++++ Source material

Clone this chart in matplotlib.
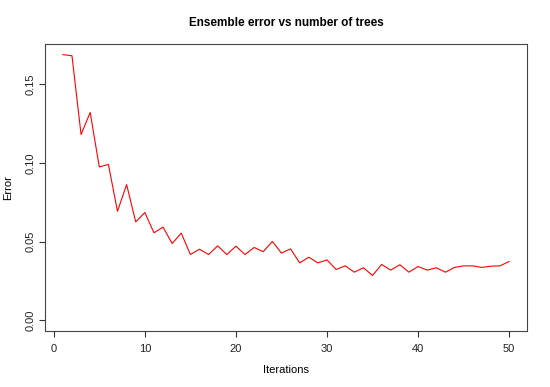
import matplotlib
matplotlib.use("Agg")
import matplotlib.pyplot as plt

plt.rcParams['font.family'] = ['Liberation Sans', 'DejaVu Sans']

iterations = list(range(1, 51))
error = [0.1687, 0.1680, 0.1180, 0.1320, 0.0974, 0.0990, 0.0693, 0.0862, 0.0625, 0.0685,
         0.0556, 0.0592, 0.0488, 0.0554, 0.0418, 0.0452, 0.0418, 0.0473, 0.0418, 0.0471,
         0.0418, 0.0463, 0.0436, 0.0501, 0.0427, 0.0454, 0.0365, 0.0401, 0.0365, 0.0384,
         0.0323, 0.0346, 0.0306, 0.0334, 0.0285, 0.0355, 0.0319, 0.0353, 0.0306, 0.0342,
         0.0319, 0.0334, 0.0306, 0.0336, 0.0346, 0.0346, 0.0336, 0.0344, 0.0346, 0.0374]

x_ticks = [0, 10, 20, 30, 40, 50]
y_ticks = [0.00, 0.05, 0.10, 0.15]
y_labels = ["0.00", "0.05", "0.10", "0.15"]

fig = plt.figure(figsize=(5.5, 3.87), dpi=100)
# axes box in pixels: left 45, right 527, top 44, bottom 331
ax = fig.add_axes([45 / 550, (387 - 331) / 387, 482 / 550, 287 / 387])

ax.plot(iterations, error, color="red", lw=0.8)

# R style 4% padding
xpad = (max(iterations) - min(iterations)) * 0.04
ax.set_xlim(min(iterations) - xpad, max(iterations) + xpad)
ypad = max(error) * 0.04
ax.set_ylim(-ypad, max(error) + ypad)

ax.set_xticks(x_ticks)
ax.set_yticks(y_ticks)
ax.set_yticklabels(y_labels, rotation=90, va="center")
ax.tick_params(direction="out", length=4, width=0.8, color="#333333",
               labelsize=8, labelcolor="#222222", pad=5)
ax.tick_params(axis="y", pad=3)

for s in ax.spines.values():
    s.set_color("#444444")
    s.set_linewidth(0.8)

ax.text(0.5, (331 - 23) / 287, "Ensemble error vs number of trees", transform=ax.transAxes,
        ha="center", va="center", fontsize=8.5, fontweight="bold")
ax.set_xlabel("Iterations", fontsize=8)
ax.set_ylabel("Error", fontsize=8)
ax.xaxis.set_label_coords(0.5, (331 - 370) / 287)
ax.yaxis.set_label_coords((8 - 45) / 482, 0.5)
ax.xaxis.label.set_va("center")
ax.yaxis.label.set_va("center")

fig.savefig("out.png", dpi=100, facecolor="white")
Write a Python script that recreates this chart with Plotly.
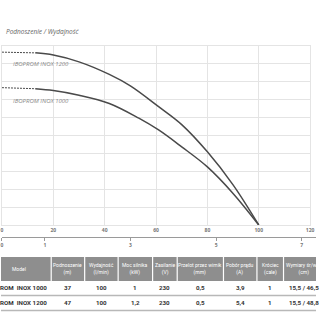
import plotly.graph_objects as go

# ---------------- data ----------------
flow_1200 = [13, 20, 30, 41.8, 50, 61, 70, 80, 90, 100]
head_1200 = [48.0, 47.4, 45.5, 42.0, 38.8, 33.0, 28.0, 20.4, 11.2, 0]
flow_1200_dash = [0, 13]
head_1200_dash = [48.2, 48.0]

flow_1000 = [13, 20, 30, 41.8, 53.3, 61, 70, 80, 90, 100]
head_1000 = [38.0, 37.5, 36.2, 33.9, 29.8, 26.5, 21.8, 16.2, 8.8, 0]
flow_1000_dash = [0, 13]
head_1000_dash = [38.3, 38.0]

x_ticks = [0, 20, 40, 60, 80, 100, 120]
m3h_ticks = [0, 1, 3, 5, 7]

series_names = ["IBOPROM INOX 1200", "IBOPROM INOX 1000"]
title_text = "Podnoszenie / Wydajność"

table_headers = ["Model", "Podnoszenie<br>(m)", "Wydajność<br>(l/min)", "Moc silnika<br>(kW)",
                 "Zasilanie<br>(V)", "Przelot przez wirnik<br>(mm)", "Pobór prądu<br>(A)",
                 "Króciec<br>(cale)", "Wymiary śr/wys<br>(cm)"]
models = ["IBOPROM  INOX 1000", "IBOPROM  INOX 1200"]
lift = ["37", "47"]
flow = ["100", "100"]
power = ["1", "1,2"]
voltage = ["230", "230"]
passage = ["0,5", "0,5"]
current = ["3,9", "5,4"]
outlet = ["1", "1"]
dims = ["15,5 / 46,5", "15,5 / 48,8"]

# ---------------- layout helpers ----------------
W = H = 320
def px(x):
    return x / W
def py(y):
    return 1 - y / H

GRID = "#e4e4e4"
CURVE = "#4a4a4a"
TFONT = "Roboto"

fig = go.Figure()

for fx, hy, fdx, hdy in [(flow_1200, head_1200, flow_1200_dash, head_1200_dash),
                         (flow_1000, head_1000, flow_1000_dash, head_1000_dash)]:
    fig.add_trace(go.Scatter(x=fdx, y=hdy, mode="lines", line=dict(color=CURVE, width=1, dash="2px,1px"),
                             showlegend=False, hoverinfo="skip"))
    fig.add_trace(go.Scatter(x=fx, y=hy, mode="lines", line=dict(color=CURVE, width=1.5, shape="spline"),
                             showlegend=False, hoverinfo="skip"))

# dummy trace for secondary axis
fig.add_trace(go.Scatter(x=[0], y=[0], xaxis="x2", yaxis="y2", mode="markers",
                         marker=dict(opacity=0), showlegend=False, hoverinfo="skip"))

# curve labels
label_pos = [(3.5, 44.8), (3.5, 34.6)]
for name, (lx, ly) in zip(series_names, label_pos):
    fig.add_annotation(x=lx, y=ly, xref="x", yref="y", text=name, showarrow=False,
                       xanchor="left", yanchor="middle",
                       font=dict(family="Open Sans", size=6, color="#8a8a8a", style="italic"))

# title
fig.add_annotation(x=px(3), y=py(32), xref="paper", yref="paper", text=title_text, showarrow=False,
                   xanchor="left", yanchor="middle",
                   font=dict(family="Open Sans", size=6.5, color="#666666", style="italic"))

# ---------------- table ----------------
shapes = []
shapes.append(dict(type="rect", xref="paper", yref="paper", x0=px(0), x1=px(320), y0=py(281), y1=py(257),
                   fillcolor="#8e8e8e", line=dict(width=0), layer="above"))
for sx in [51, 85, 119, 154, 179, 226, 260, 287]:
    shapes.append(dict(type="line", xref="paper", yref="paper", x0=px(sx), x1=px(sx), y0=py(281), y1=py(257),
                       line=dict(color="white", width=1.2), layer="above"))
for ly in [295.5, 310.5]:
    shapes.append(dict(type="line", xref="paper", yref="paper", x0=px(0), x1=px(320), y0=py(ly), y1=py(ly),
                       line=dict(color="#b8b8b8", width=1.5), layer="above"))

col_centers = [18, 68, 102, 136.5, 166.5, 202.5, 243, 273.5, 308]
for cx, txt in zip(col_centers, table_headers):
    fig.add_annotation(x=px(cx), y=py(269), xref="paper", yref="paper", text=txt, showarrow=False,
                       xanchor="center", yanchor="middle", align="center",
                       font=dict(family=TFONT, size=5, color="white"))

rows_y = [288, 303]
columns = [lift, flow, power, voltage, passage, current, outlet, dims]
for ri, ry in enumerate(rows_y):
    fig.add_annotation(x=px(48.5), y=py(ry), xref="paper", yref="paper", text=models[ri], showarrow=False,
                       xanchor="right", yanchor="middle",
                       font=dict(family=TFONT, size=6.2, color="#333333", weight="bold"))
    for cx, col in zip(col_centers[1:], columns):
        fig.add_annotation(x=px(cx), y=py(ry), xref="paper", yref="paper", text=col[ri], showarrow=False,
                           xanchor="center", yanchor="middle",
                           font=dict(family=TFONT, size=6.2, color="#333333", weight="bold"))

fig.update_layout(
    width=W, height=H,
    margin=dict(l=0, r=0, t=0, b=0),
    paper_bgcolor="white", plot_bgcolor="white",
    shapes=shapes,
    xaxis=dict(domain=[px(1), px(314)], range=[0, 120], tickvals=x_ticks,
               showgrid=True, gridcolor=GRID, gridwidth=1.3, zeroline=False,
               showline=True, mirror=True, linecolor=GRID, linewidth=1.3,
               ticks="", ticklabeloverflow="allow",
               tickfont=dict(family="Open Sans", size=5, color="#777777", weight="bold"),
               fixedrange=True),
    yaxis=dict(domain=[py(225), py(45.7)], range=[0, 50], dtick=5,
               showgrid=True, gridcolor=GRID, gridwidth=1.3, zeroline=False,
               showline=True, mirror=True, linecolor=GRID, linewidth=1.3,
               showticklabels=False, ticks="", fixedrange=True),
    xaxis2=dict(domain=[px(1), px(320)], range=[0, 319 / 43.5], anchor="y2",
                tickvals=m3h_ticks, showgrid=False, zeroline=False,
                showline=True, linecolor="#9a9a9a", linewidth=1,
                ticks="outside", ticklen=3, tickcolor="#9a9a9a", ticklabeloverflow="allow",
                tickfont=dict(family="Open Sans", size=5, color="#777777", weight="bold"),
                fixedrange=True),
    yaxis2=dict(domain=[py(237), py(236)], visible=False, fixedrange=True),
)

fig.write_html("out.html")
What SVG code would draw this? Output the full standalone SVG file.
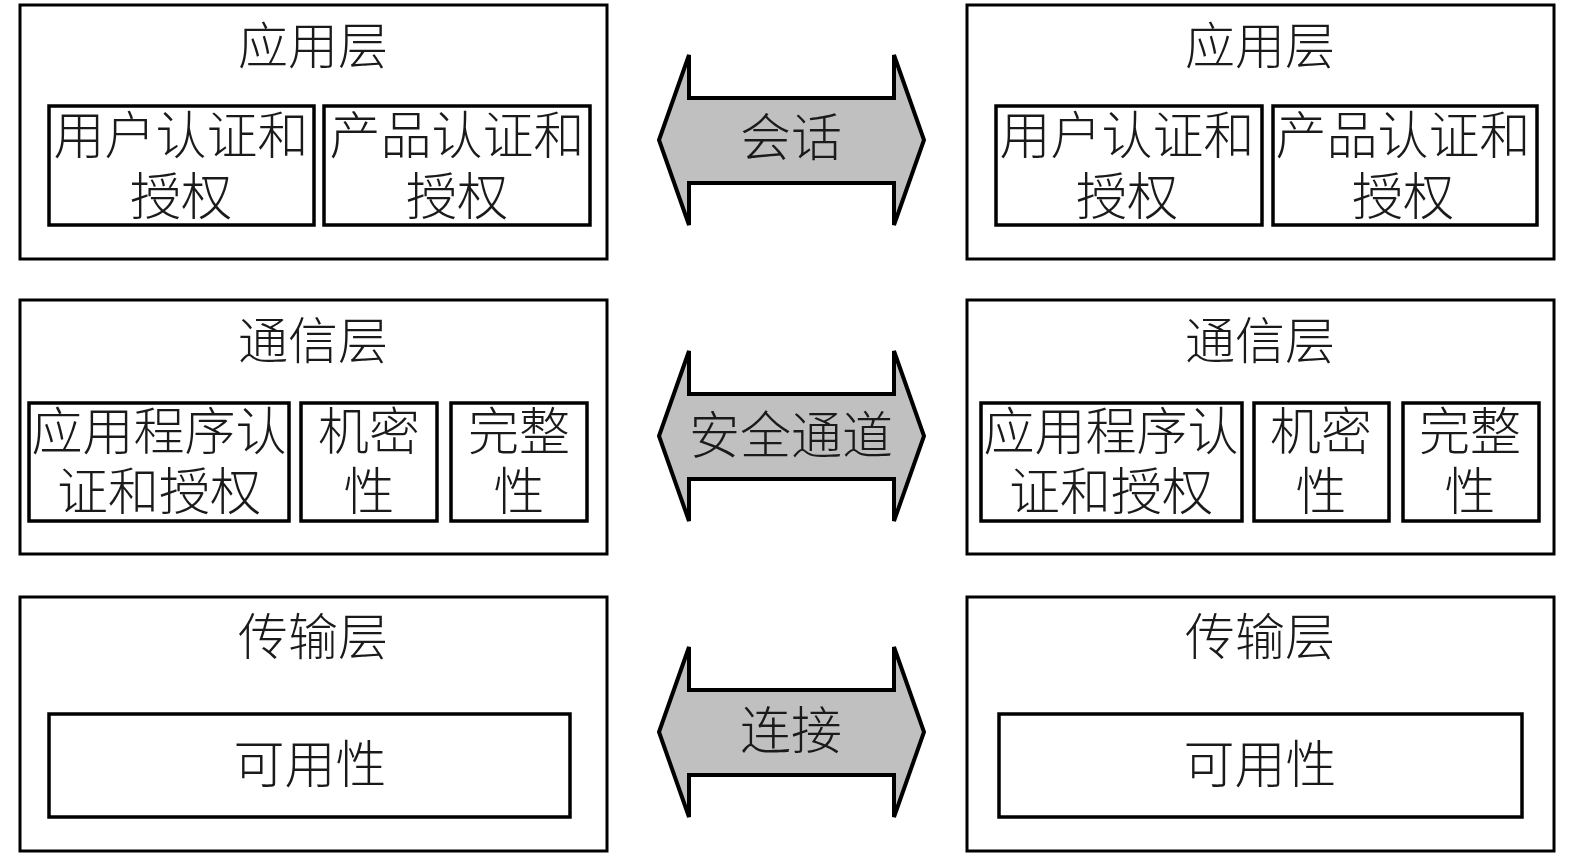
<svg xmlns="http://www.w3.org/2000/svg" width="1575" height="856" viewBox="0 0 1575 856">
<style>
.outer{fill:#fff;stroke:#000;stroke-width:3}
.inner{fill:#fff;stroke:#000;stroke-width:3.5}
.arrow{fill:#c0c0c0;stroke:#000;stroke-width:4;stroke-linejoin:miter}
text{font-family:"Noto Sans CJK SC","Noto Sans CJK JP",sans-serif;font-weight:300;fill:#1a1a1a;text-anchor:middle;dominant-baseline:central}
.t{font-size:50px}
.s{font-size:51px}
</style>
<rect width="1575" height="856" fill="#fff"/>

<g id="left-app">
<rect class="outer" x="20" y="5" width="587" height="254"/>
<text class="t" x="313" y="42">应用层</text>
<rect class="inner" x="49" y="106" width="265" height="119"/>
<text class="s" x="181" y="132">用户认证和</text>
<text class="s" x="181" y="193">授权</text>
<rect class="inner" x="324" y="106" width="266" height="119"/>
<text class="s" x="457" y="132">产品认证和</text>
<text class="s" x="457" y="193">授权</text>
</g>

<g id="left-comm">
<rect class="outer" x="20" y="300" width="587" height="254"/>
<text class="t" x="313" y="337">通信层</text>
<rect class="inner" x="29" y="403" width="260" height="118"/>
<text class="s" x="159" y="428">应用程序认</text>
<text class="s" x="159" y="488">证和授权</text>
<rect class="inner" x="301" y="403" width="136" height="118"/>
<text class="s" x="369" y="428">机密</text>
<text class="s" x="369" y="488">性</text>
<rect class="inner" x="451" y="403" width="136" height="118"/>
<text class="s" x="519" y="428">完整</text>
<text class="s" x="519" y="488">性</text>
</g>

<g id="left-trans">
<rect class="outer" x="20" y="597" width="587" height="254"/>
<text class="t" x="313" y="633">传输层</text>
<rect class="inner" x="49" y="714" width="521" height="103"/>
<text class="s" x="310" y="761">可用性</text>
</g>

<g id="right-app">
<rect class="outer" x="967" y="5" width="587" height="254"/>
<text class="t" x="1260" y="42">应用层</text>
<rect class="inner" x="996" y="106" width="266" height="119"/>
<text class="s" x="1127" y="132">用户认证和</text>
<text class="s" x="1127" y="193">授权</text>
<rect class="inner" x="1273" y="106" width="264" height="119"/>
<text class="s" x="1403" y="132">产品认证和</text>
<text class="s" x="1403" y="193">授权</text>
</g>

<g id="right-comm">
<rect class="outer" x="967" y="300" width="587" height="254"/>
<text class="t" x="1260" y="337">通信层</text>
<rect class="inner" x="981" y="403" width="261" height="118"/>
<text class="s" x="1111" y="428">应用程序认</text>
<text class="s" x="1111" y="488">证和授权</text>
<rect class="inner" x="1254" y="403" width="135" height="118"/>
<text class="s" x="1321" y="428">机密</text>
<text class="s" x="1321" y="488">性</text>
<rect class="inner" x="1403" y="403" width="136" height="118"/>
<text class="s" x="1470" y="428">完整</text>
<text class="s" x="1470" y="488">性</text>
</g>

<g id="right-trans">
<rect class="outer" x="967" y="597" width="587" height="254"/>
<text class="t" x="1260" y="633">传输层</text>
<rect class="inner" x="999" y="714" width="523" height="103"/>
<text class="s" x="1260" y="761">可用性</text>
</g>

<g id="connectors">
<g id="arrow-session">
<path class="arrow" d="M659,140 L689,55 L689,98 L894,98 L894,55 L924,140 L894,225 L894,183 L689,183 L689,225 Z"/>
<text class="s" x="791" y="134">会话</text>
</g>
<g id="arrow-channel">
<path class="arrow" d="M659,436 L689,351 L689,394 L894,394 L894,351 L924,436 L894,521 L894,479 L689,479 L689,521 Z"/>
<text class="s" x="791" y="432">安全通道</text>
</g>
<g id="arrow-connect">
<path class="arrow" d="M659,732 L689,647 L689,690 L894,690 L894,647 L924,732 L894,817 L894,775 L689,775 L689,817 Z"/>
<text class="s" x="791" y="727">连接</text>
</g>
</g>
</svg>
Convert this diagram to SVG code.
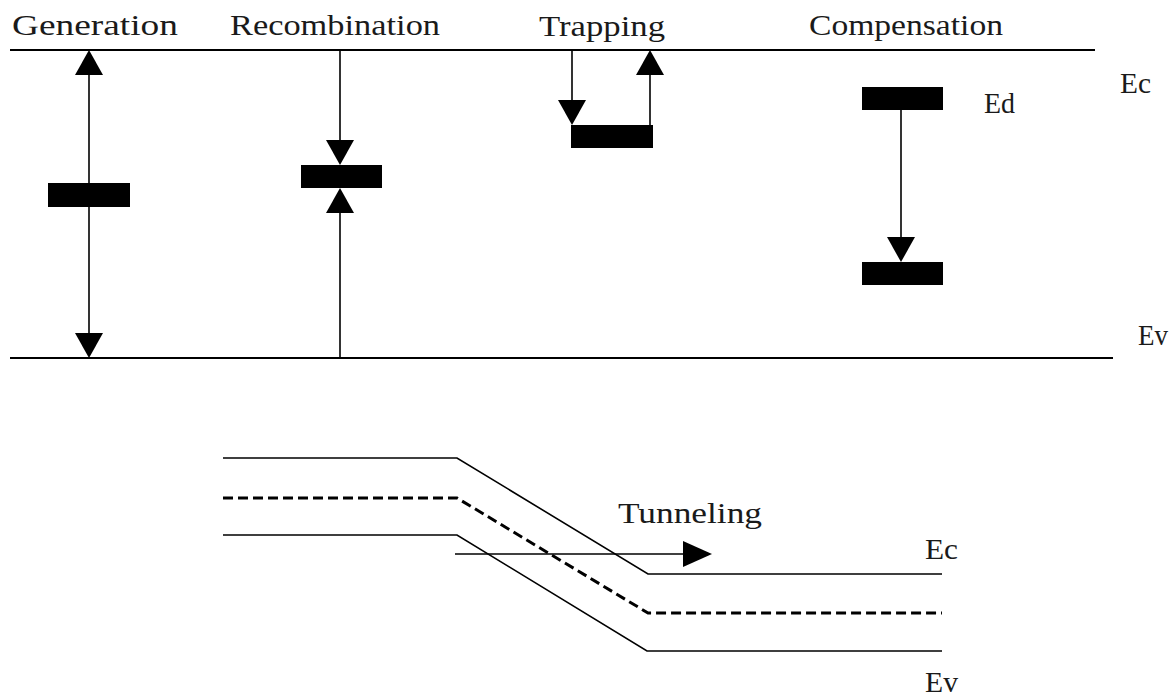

++++++++

What to work on:
Restate exactly, please, only the lines between the start of the data and the line containing "plt.rcParams['font.family'] = ['Liberation", both ends included, skipping the pictures.

Exercise answer:
Clone this chart in matplotlib.
import matplotlib
matplotlib.use("Agg")
import matplotlib.pyplot as plt

plt.rcParams['font.family'] = ['Liberation Sans', 'DejaVu Sans']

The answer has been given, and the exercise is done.